All we need is a vaccine. One dose will end the COVID-19 plague, and it’s coming soon — really!
That’s the drumbeat from President Donald Trump and others pushing to reopen the nation’s economy and offering unrealistic timetables to get there, often contradicting public health experts.
While we all want this nightmare to end, the reality about a vaccine is quite different.
Developing the right drug, and putting it through necessary trials to see whether it is effective while measuring its negative ramifications, takes time, even on an accelerated schedule. Then it must be manufactured and distributed, and administered to hundreds of millions of people. Alleviating regulatory barriers helps but these are important, daunting steps.

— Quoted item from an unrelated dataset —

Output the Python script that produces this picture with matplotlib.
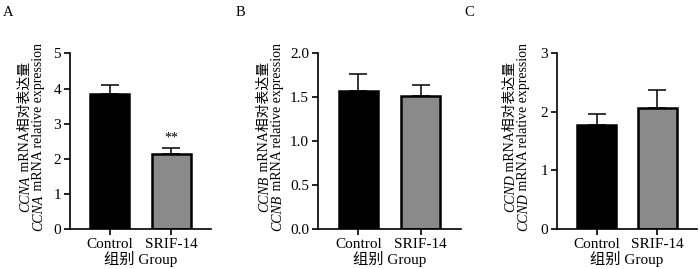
import matplotlib
matplotlib.use("Agg")
import matplotlib.pyplot as plt
from matplotlib.transforms import IdentityTransform

# ---------------- data ----------------
groups = ["Control", "SRIF-14"]
genes = ["CCNA", "CCNB", "CCND"]
panel_letters = ["A", "B", "C"]
means_A = [3.84, 2.12]
errs_A = [0.25, 0.17]
means_B = [1.57, 1.52]
errs_B = [0.20, 0.12]
means_C = [1.78, 2.06]
errs_C = [0.19, 0.32]
yticks_A = [0, 1, 2, 3, 4, 5]
yticks_B = [0.0, 0.5, 1.0, 1.5, 2.0]
yticks_C = [0, 1, 2, 3]
ytick_labels_B = ["0.0", "0.5", "1.0", "1.5", "2.0"]
signif_A = ["", "**"]
ylabel_cn = " mRNA相对表达量"
ylabel_en = " mRNA relative expression"
xlabel_text = "组别 Group"

W, H = 700, 269
fig = plt.figure(figsize=(W / 100, H / 100), dpi=100)

SERIF = "Liberation Serif"
MIXED = [SERIF, "Noto Sans CJK SC"]
plt.rcParams["font.family"] = MIXED

bar_colors = ["#000000", "#8a8a8a"]

# axes geometry in pixels (left spine x, right end x)
ax_px = [(70, 211), (318, 461), (557, 697)]
ylab_off = [(41, 28), (50, 37), (43, 30)]
top_px, bottom_px = 53.5, 228.7

panels = [
    (means_A, errs_A, yticks_A, [str(v) for v in yticks_A], signif_A),
    (means_B, errs_B, yticks_B, ytick_labels_B, ["", ""]),
    (means_C, errs_C, yticks_C, [str(v) for v in yticks_C], ["", ""]),
]

renderer = fig.canvas.get_renderer()


def vtext(x_px, yc_px, pieces, size):
    texts = []
    for s, kw in pieces:
        t = fig.text(0, 0, s, rotation=90, rotation_mode="anchor", ha="left",
                     va="baseline", fontsize=size, transform=IdentityTransform(), **kw)
        texts.append(t)
    lengths = [t.get_window_extent(renderer).height for t in texts]
    y = yc_px - sum(lengths) / 2
    for t, L in zip(texts, lengths):
        t.set_position((x_px, y))
        y += L


for i, (means, errs, yt, ytl, sig) in enumerate(panels):
    l, r = ax_px[i]
    ax = fig.add_axes([l / W, (H - bottom_px) / H, (r - l) / W, (bottom_px - top_px) / H])
    x = [0, 1]
    ax.bar(x, means, width=0.64, color=bar_colors, edgecolor="black", linewidth=1.8, zorder=2)
    ax.errorbar(x, means, yerr=[[0, 0], errs], fmt="none", ecolor="black",
                elinewidth=1.1, capsize=6.5, capthick=1.1, zorder=1)
    ax.set_xlim(-0.65, 1.65)
    ax.set_ylim(yt[0], yt[-1])
    ax.set_yticks(yt)
    ax.set_yticklabels(ytl, fontfamily=SERIF, fontsize=11)
    ax.set_xticks(x)
    ax.set_xticklabels(groups, fontfamily=SERIF, fontsize=11)
    for s in ["top", "right"]:
        ax.spines[s].set_visible(False)
    for s in ["left", "bottom"]:
        ax.spines[s].set_linewidth(1.2)
    ax.tick_params(axis="both", direction="out", length=4.5, width=1.2, pad=2)
    ax.set_xlabel(xlabel_text, fontfamily=MIXED, fontsize=11, labelpad=0)
    ax.patch.set_alpha(0)
    for xi, m, e, s in zip(x, means, errs, sig):
        if s:
            ax.text(xi, m + e + 0.12, s, ha="center", va="bottom", fontfamily=SERIF, fontsize=10)
    yc = H - 137
    o1, o2 = ylab_off[i]
    vtext(l - o1, yc, [(genes[i], dict(fontfamily=SERIF, fontstyle="italic")),
                       (ylabel_cn, dict(fontfamily=MIXED))], 10)
    vtext(l - o2, yc, [(genes[i], dict(fontfamily=SERIF, fontstyle="italic")),
                       (ylabel_en, dict(fontfamily=SERIF))], 10)

letters_px = [(3, 12), (236, 12), (464, 12)]
for (px, py), letter in zip(letters_px, panel_letters):
    fig.text(px / W, 1 - py / H, letter, fontfamily=SERIF, fontsize=10.5, va="center", ha="left")

fig.savefig("out.png", dpi=100)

It’s important to manage expectations, to understand that a vaccine isn’t imminent, and isn’t a cure-all. Political leaders who are suggesting a vaccine will be like a snap of the fingers risk losing our trust.

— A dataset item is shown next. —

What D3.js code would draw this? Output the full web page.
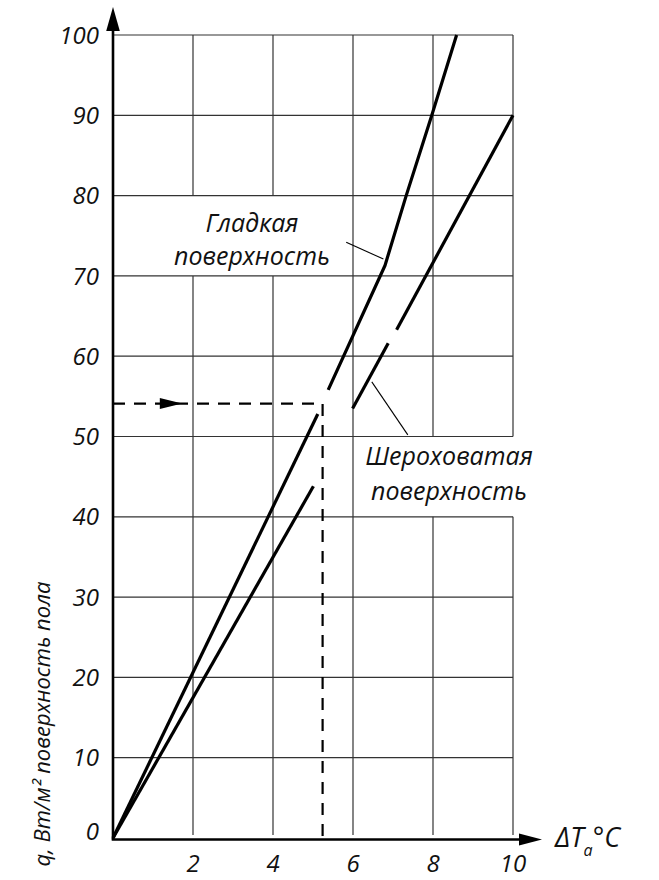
<!DOCTYPE html>
<html><head><meta charset="utf-8">
<script src="https://cdn.jsdelivr.net/npm/d3@7"></script>
<style>
html,body{margin:0;padding:0;background:#fff;}
text{font-family:"Open Sans",sans-serif;font-style:italic;fill:#111;}
</style></head>
<body>
<svg id="chart" width="659" height="880"></svg>
<script>
// ---- data ----
const xTicks = [2, 4, 6, 8, 10];
const yTicks = [0, 10, 20, 30, 40, 50, 60, 70, 80, 90, 100];
// Гладкая поверхность (smooth), drawn in two pieces
const smoothA = [[0, 0], [5.12, 52.8]];
const smoothB = [[5.38, 55.8], [6.8, 71.3], [7.33, 80], [7.97, 90], [8.59, 100]];
// Шероховатая поверхность (rough), drawn in three pieces
const roughA = [[0, 0], [5.01, 43.8]];
const roughB = [[5.99, 53.5], [6.88, 61.6]];
const roughC = [[7.09, 63.3], [10, 90]];
// read-off example: q = 54.1 -> ΔT = 5.24
const guideQ = 54.1;
const guideT = 5.24;
// grid cells left open for the labels
const gridGaps = [
  {x: 2, from: 70, to: 80}, {x: 4, from: 70, to: 80},
  {x: 8, from: 40, to: 50}, {x: 10, from: 40, to: 50}
];
const labelSmooth = ["Гладкая", "поверхность"];
const labelRough = ["Шероховатая", "поверхность"];
const yTitle = "q, Вт/м² поверхность пола";

// ---- scales ----
const x = d3.scaleLinear().domain([0, 10]).range([113, 513]);
const y = d3.scaleLinear().domain([0, 100]).range([838, 35]);
const svg = d3.select("#chart");

// ---- grid ----
const grid = svg.append("g").attr("stroke", "#333").attr("stroke-width", 1.2);
grid.selectAll("line.h").data(yTicks.filter(d => d > 0)).join("line")
  .attr("x1", x(0)).attr("x2", x(10)).attr("y1", d => y(d)).attr("y2", d => y(d));
xTicks.forEach(t => {
  const gaps = gridGaps.filter(g => g.x === t).sort((a, b) => b.to - a.to);
  let top = 100;
  const segs = [];
  gaps.forEach(g => { segs.push([top, g.to]); top = g.from; });
  segs.push([top, 0]);
  segs.forEach(s => grid.append("line")
    .attr("x1", x(t)).attr("x2", x(t)).attr("y1", y(s[0])).attr("y2", y(s[1]) - (s[1] === 0 ? 3 : 0)));
});

// ---- axes with arrows ----
svg.append("line").attr("x1", x(0)).attr("x2", x(0)).attr("y1", y(0) + 1.5).attr("y2", 30)
  .attr("stroke", "#000").attr("stroke-width", 2.6);
svg.append("path").attr("d", `M${x(0) - 6.8},31 L${x(0)},7 L${x(0) + 6.8},31 Z`).attr("fill", "#000");
svg.append("line").attr("x1", x(0) - 1.3).attr("x2", 520).attr("y1", y(0) + 1.5).attr("y2", y(0) + 1.5)
  .attr("stroke", "#000").attr("stroke-width", 2.6);
svg.append("path").attr("d", `M519,${y(0) + 1.5 - 6} L542,${y(0) + 1.5} L519,${y(0) + 1.5 + 6} Z`).attr("fill", "#000");

// ---- tick labels ----
svg.selectAll("text.yt").data(yTicks).join("text").attr("class", "yt")
  .attr("x", 99).attr("y", d => d === 0 ? y(0) + 2 : y(d))
  .attr("dy", d => d === 0 ? "0" : "0.36em")
  .attr("text-anchor", "end").attr("font-size", 24).text(d => d);
svg.selectAll("text.xt").data(xTicks).join("text").attr("class", "xt")
  .attr("x", d => x(d)).attr("y", 872)
  .attr("text-anchor", "middle").attr("font-size", 24).text(d => d);

// axis titles
const xt = svg.append("text").attr("x", 555).attr("y", 847).attr("font-size", 27);
xt.append("tspan").text("ΔT");
xt.append("tspan").attr("font-size", 16).attr("dy", 9).attr("dx", 0).text("a");
xt.append("tspan").attr("dy", -9).text("°C");
svg.append("text").attr("transform", "translate(50,724) rotate(-90)")
  .attr("text-anchor", "middle").attr("font-size", 22).text(yTitle);

// ---- guide (dashed) ----
svg.append("path")
  .attr("d", `M${x(0)},${y(guideQ)} H${x(guideT)} V${y(0)}`)
  .attr("fill", "none").attr("stroke", "#000").attr("stroke-width", 2.2)
  .attr("stroke-dasharray", "12,9");
svg.append("path")
  .attr("d", `M${x(1.17)},${y(guideQ) - 5.5} L${x(1.73)},${y(guideQ)} L${x(1.17)},${y(guideQ) + 5.5} Z`)
  .attr("fill", "#000");

// ---- curves ----
const line = d3.line().x(d => x(d[0])).y(d => y(d[1]));
[smoothA, smoothB, roughA, roughB, roughC].forEach(seg =>
  svg.append("path").attr("d", line(seg)).attr("fill", "none")
    .attr("stroke", "#000").attr("stroke-width", 3.2).attr("stroke-linejoin", "round"));

// leaders
svg.append("line").attr("x1", x(5.83)).attr("y1", y(74.2)).attr("x2", x(6.76)).attr("y2", y(72.1))
  .attr("stroke", "#000").attr("stroke-width", 1.1);
svg.append("line").attr("x1", x(6.47)).attr("y1", y(56.8)).attr("x2", x(7.37)).attr("y2", y(50.2))
  .attr("stroke", "#000").attr("stroke-width", 1.1);

// curve labels
svg.selectAll("text.ls").data(labelSmooth).join("text").attr("class", "ls")
  .attr("x", 252).attr("y", (d, i) => 232 + i * 33)
  .attr("text-anchor", "middle").attr("font-size", 25).text(d => d);
svg.selectAll("text.lr").data(labelRough).join("text").attr("class", "lr")
  .attr("x", 449).attr("y", (d, i) => 465 + i * 35)
  .attr("text-anchor", "middle").attr("font-size", 25).text(d => d);
</script>
</body></html>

That’s especially concerning in light of troubling new estimates from a draft report labeled with the Centers for Disease Control and Prevention logo, that shows the toll from the coronavirus could reach 3,000 deaths a day, with new cases potentially increasing to as many as 200,000 per day, by June 1.
If the new modeling is accurate, that could surpass Trump’s admission Sunday that the death toll, now at more than 68,000, could reach 100,000.
Trump said Sunday he expects to have a vaccine by year’s end. But that’s not likely. Any vaccine is in research stages. On Long Island, Stony Brook-based Applied DNA Sciences announced Monday that its animal tests in mice showed its candidate produced neutralizing antibodies. Even Johnson & Johnson has said its first batches won’t be ready until early 2021. That’s if everything goes right. Human clinical trials on the Johnson & Johnson vaccine won’t start until September. They’re key to making sure any vaccine is ready, and won’t have unintended consequences.
After a vaccine is in place, ramping up production will be key. But it doesn’t help that the United States is not participating in the World Health Organization’s global effort to coordinate and accelerate the development of and access to treatments and vaccines.
Also unclear is whether a singular coronavirus vaccine will be enough. Some researchers have said the vaccine might be a seasonal one — similar to the flu, where people have to be immunized annually.
Once a vaccine is approved, it’s likely to be met with doubts. The only way any vaccine will work is if the vast majority of the population believes in it and is willing to take it. So its availability must be matched with a public awareness campaign to encourage mass use.
But that moment is still far away.
Meanwhile, scientists make progress on finding therapeutic drugs to treat those who have COVID-19. There’s been promising news there, as the antiviral medication remdesivir was approved for emergency use.
We hope for more good news. But as we navigate a path forward, we must temper that hope. Otherwise, we may end up right back where we started.